Personal information
- Born: 29 September 1936 Subotica, Yugoslavia
- Died: 27 March 2001 (aged 64) Subotica, Yugoslavia

Chess career
- Country: Yugoslavia
- Title: Woman Grandmaster (1977)
- Peak rating: 2250 (January 1987)

= Tereza Štadler =

Yugoslav chess player (1936–2001)

Tereza Štadler (Тереза Штадлер; 29 September 1936 – 27 March 2001), née Manga, was a Yugoslav chess player who holds the title of Woman Grandmaster (WGM, 1977). She was a winner of the Yugoslav Women's Chess Championship (1964).

==Biography==
In the 1960s, she was one of the leading Yugoslav women's chess players. Štadler won the Yugoslav Women's Chess Championships in 1964. She is the winner of many international chess women's tournaments, including Bela Crkva (1958), Arenys de Mar (1966), Novi Sad (1978).

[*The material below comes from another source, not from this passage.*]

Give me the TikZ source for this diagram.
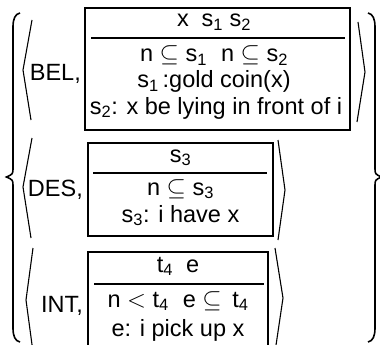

In 1967, Tereza Štadler participated in Women's World Chess Championship Candidates Tournament in Subotica and ranked 4th place. In 1971, she participated in Women's World Chess Championship Interzonal Tournament in Ohrid and ranked 13th place.

Štadler played for Yugoslavia in the Women's Chess Olympiads:
- In 1957, at second board in the 1st Chess Olympiad (women) in Emmen (+7, =5, -2),
- In 1969, at first board in the 4th Chess Olympiad (women) in Lublin (+5, =3, -2),
- In 1980, at third board in the 9th Chess Olympiad (women) in Valletta (+6, =0, -3) and won individual bronze medal.

In 1977, she was awarded the honorary title of FIDE Woman Grandmaster (WGM).